After taking a hiatus last year due to Oliver’s birth, Sarah and I are diving back into our winter tradition of committing to the Whole30 program for thirty days. It’s always a good reset for us in the winter when we are more drawn to sweets and carbs. For those who don’t know what it is, we’re basically going to avoid sugar (including honey, syrup, artificial sweeteners, etc.), grains, legumes, and dairy for the next thirty days. That pretty much leaves fruit, vegetables, eggs, and meat.
I believe this is our fifth time doing it, so it feels like a pretty smooth start. We made lists of recipes last week and stocked up at Costco yesterday. Chicken chili is in the slow cooker and I’ve got a dutch oven filled with my proprietary kale-and-sausage stew which I eat for breakfast every morning (with a poached egg… it’s divine).

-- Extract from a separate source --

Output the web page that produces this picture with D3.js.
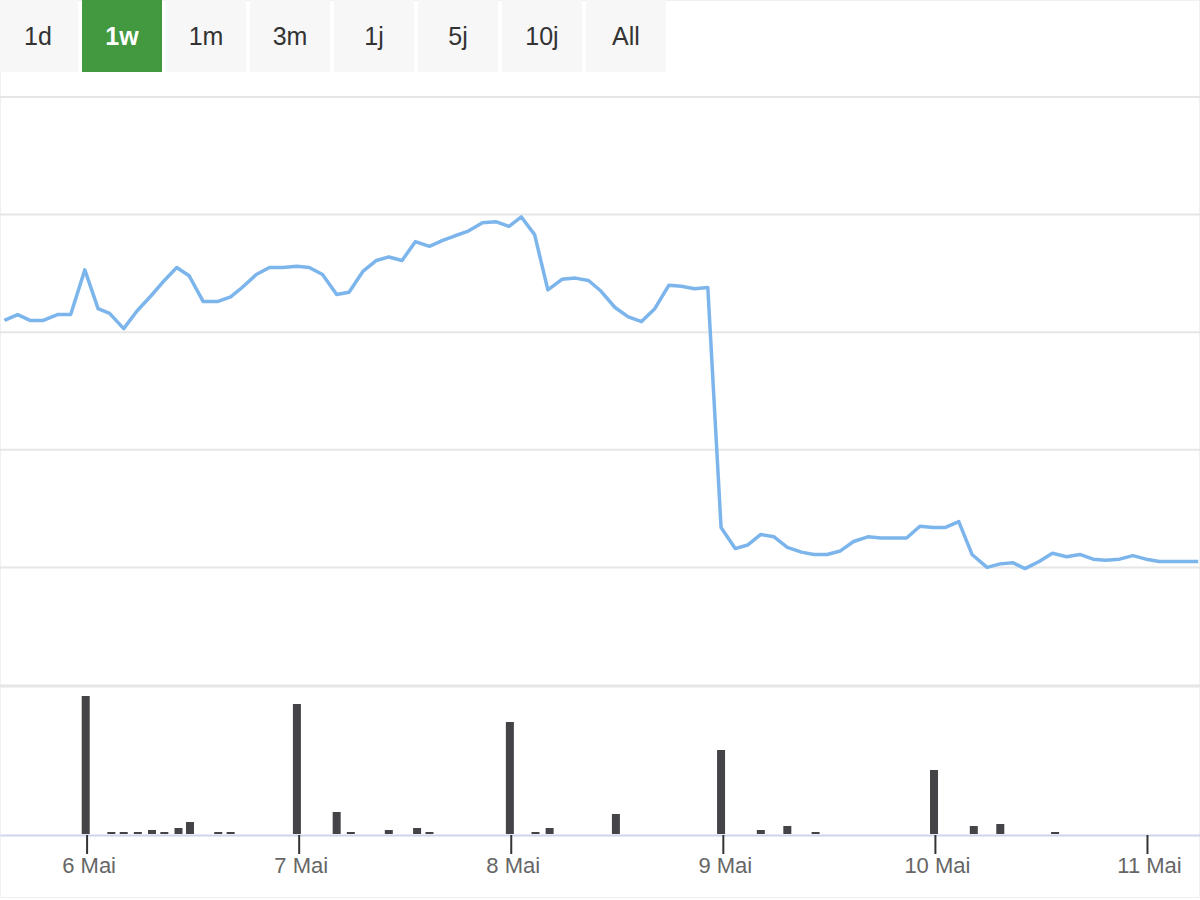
<!DOCTYPE html>
<html><head><meta charset="utf-8">
<script src="https://cdn.jsdelivr.net/npm/d3@7"></script>
<style>body{margin:0;background:#fff;font-family:"Liberation Sans",Arial,sans-serif}</style>
</head><body><div id="chart"></div>
<script>
// Range buttons
const buttons = ["1d", "1w", "1m", "3m", "1j", "5j", "10j", "All"];
const activeButton = "1w";

// Price line: hours after 6 Mai 00:00, and value
const priceHours = [-9.3,-7.8,-6.4,-4.9,-3.3,-1.8,-0.2,1.3,2.6,4.2,5.7,7.3,8.8,10.2,11.6,13.2,14.8,16.3,17.6,19.2,20.7,22.2,23.8,25.2,26.7,28.3,29.7,31.3,32.8,34.2,35.7,37.2,38.8,40.3,41.7,43.2,44.8,46.3,47.8,49.2,50.7,52.2,53.8,55.3,56.8,58.2,59.8,61.3,62.8,64.3,65.9,67.3,68.8,70.3,71.8,73.4,74.8,76.3,77.8,79.3,80.9,82.3,83.8,85.3,86.8,88.4,89.9,91.3,92.8,94.3,95.8,97.2,98.7,100.2,101.9,103.4,104.8,106.2,107.8,109.3,110.9,112.4,113.9,115.3,116.9,118.4,119.9,121.4,122.8,124.3,125.8];
const priceValues = [3.10,3.15,3.10,3.10,3.15,3.15,3.53,3.20,3.16,3.03,3.18,3.31,3.44,3.55,3.48,3.26,3.26,3.30,3.38,3.49,3.55,3.55,3.56,3.55,3.49,3.32,3.34,3.52,3.61,3.64,3.61,3.77,3.73,3.78,3.82,3.86,3.93,3.94,3.90,3.98,3.83,3.36,3.45,3.46,3.44,3.35,3.21,3.13,3.09,3.20,3.40,3.39,3.37,3.38,1.34,1.16,1.19,1.28,1.26,1.17,1.13,1.11,1.11,1.14,1.22,1.26,1.25,1.25,1.25,1.35,1.34,1.34,1.39,1.11,1.00,1.03,1.04,0.99,1.05,1.12,1.09,1.11,1.07,1.06,1.07,1.10,1.07,1.05,1.05,1.05,1.05];

// Volume bars
const volumeHours = [-0.1,2.8,4.2,5.8,7.4,8.8,10.4,11.7,14.9,16.3,23.8,28.3,29.9,34.2,37.4,38.8,47.9,50.8,52.4,59.9,71.8,76.3,79.3,82.5,95.9,100.4,103.4,109.6];
const volumeValues = [138,2,2,2,4,2,6,12,2,2,130,22,2,4,6,2,112,2,6,20,84,4,8,2,64,8,10,2];

const tickLabels = ["6 Mai", "7 Mai", "8 Mai", "9 Mai", "10 Mai", "11 Mai"];

const W = 1200, H = 900;
const svg = d3.select("#chart").append("svg").attr("width", W).attr("height", H);

svg.append("rect").attr("x", 0.5).attr("y", 0.5).attr("width", W - 1).attr("height", H - 3)
  .attr("fill", "#fff").attr("stroke", "#f0f0f0");

// buttons
const bx = d3.scalePoint().domain(buttons).range([0, 84 * (buttons.length - 1)]);
const bg = svg.selectAll("g.btn").data(buttons).enter().append("g")
  .attr("transform", d => `translate(${bx(d) - 2},0)`);
bg.append("rect").attr("width", 80).attr("height", 72)
  .attr("fill", d => d === activeButton ? "#43993f" : "#f7f7f8");
bg.append("text").attr("x", 40).attr("y", 45).attr("text-anchor", "middle")
  .attr("font-size", 25).attr("font-weight", d => d === activeButton ? "bold" : "normal")
  .attr("fill", d => d === activeButton ? "#fff" : "#333").text(d => d);

const t0 = new Date(2024, 4, 6);
const toDate = h => new Date(t0.getTime() + h * 3600e3);
const x = d3.scaleTime().domain([toDate(-9.8), toDate(126.0)]).range([0, 1200]);
const y = d3.scaleLinear().domain([0, 5]).range([685, 97]);

// grid
svg.append("g").selectAll("line").data([1, 2, 3, 4, 5]).enter().append("line")
  .attr("x1", 0).attr("x2", W).attr("y1", d => y(d)).attr("y2", d => y(d))
  .attr("stroke", "#e6e6e6").attr("stroke-width", 2);
svg.append("line").attr("x1", 0).attr("x2", W).attr("y1", 686).attr("y2", 686)
  .attr("stroke", "#e6e6e6").attr("stroke-width", 3);

const pts = priceHours.map((h, i) => [toDate(h), priceValues[i]]);
svg.append("path").datum(pts).attr("fill", "none").attr("stroke", "#7cb5ec")
  .attr("stroke-width", 3.5).attr("stroke-linejoin", "round")
  .attr("d", d3.line().x(d => x(d[0])).y(d => y(d[1])));

// volume
const yv = d3.scaleLinear().domain([0, 138]).range([834, 696]);
svg.append("g").selectAll("rect").data(volumeHours).enter().append("rect")
  .attr("x", (d, i) => x(toDate(d)) - 4).attr("width", 8)
  .attr("y", (d, i) => yv(volumeValues[i])).attr("height", (d, i) => 834 - yv(volumeValues[i]))
  .attr("fill", "#434348");

// x axis
const ax = svg.append("g").attr("transform", "translate(0,835)")
  .call(d3.axisBottom(x).tickValues(tickLabels.map((d, i) => toDate(24 * i)))
    .tickFormat((d, i) => tickLabels[i]).tickSize(19).tickSizeOuter(0));
ax.select(".domain").attr("stroke", "#ccd6eb").attr("stroke-width", 2);
ax.selectAll(".tick line").attr("stroke", "#333").attr("stroke-width", 2);
ax.selectAll(".tick text").attr("font-size", 22).attr("fill", "#666")
  .attr("font-family", "Liberation Sans, Arial, sans-serif").attr("dy", "0.35em").attr("y", 30)
  .attr("dx", 2);
</script></body></html>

The kids aren’t included, though of course they benefit from having fewer sweets and carbs on the menu. Maggie, however, isn’t 100% clear on this fact yet. While we were making lunch for them, she came into the kitchen and asked, in her signature end-of-the-world way, “What are we having for lunch? Pleeeeease don’t say that we’re having only fruits and vegetables!!!”
(Actually, we made mac’n’cheese.)
I really like this! We try to stay away from carbs, pasta and bread, and sugar, so……………any chance I can grab some recipes from you two?
Yes! We’ll send or drop off some of our favorites. Honestly, the hardest part of this is simply being so intentional about meal-planning. But this is also a huge benefit. It gets us back in the groove of planning weekly meals in advance, shopping for healthy ingredients, avoiding bread and pasta as defaults, etc. Good habits to get into for the rest of the year.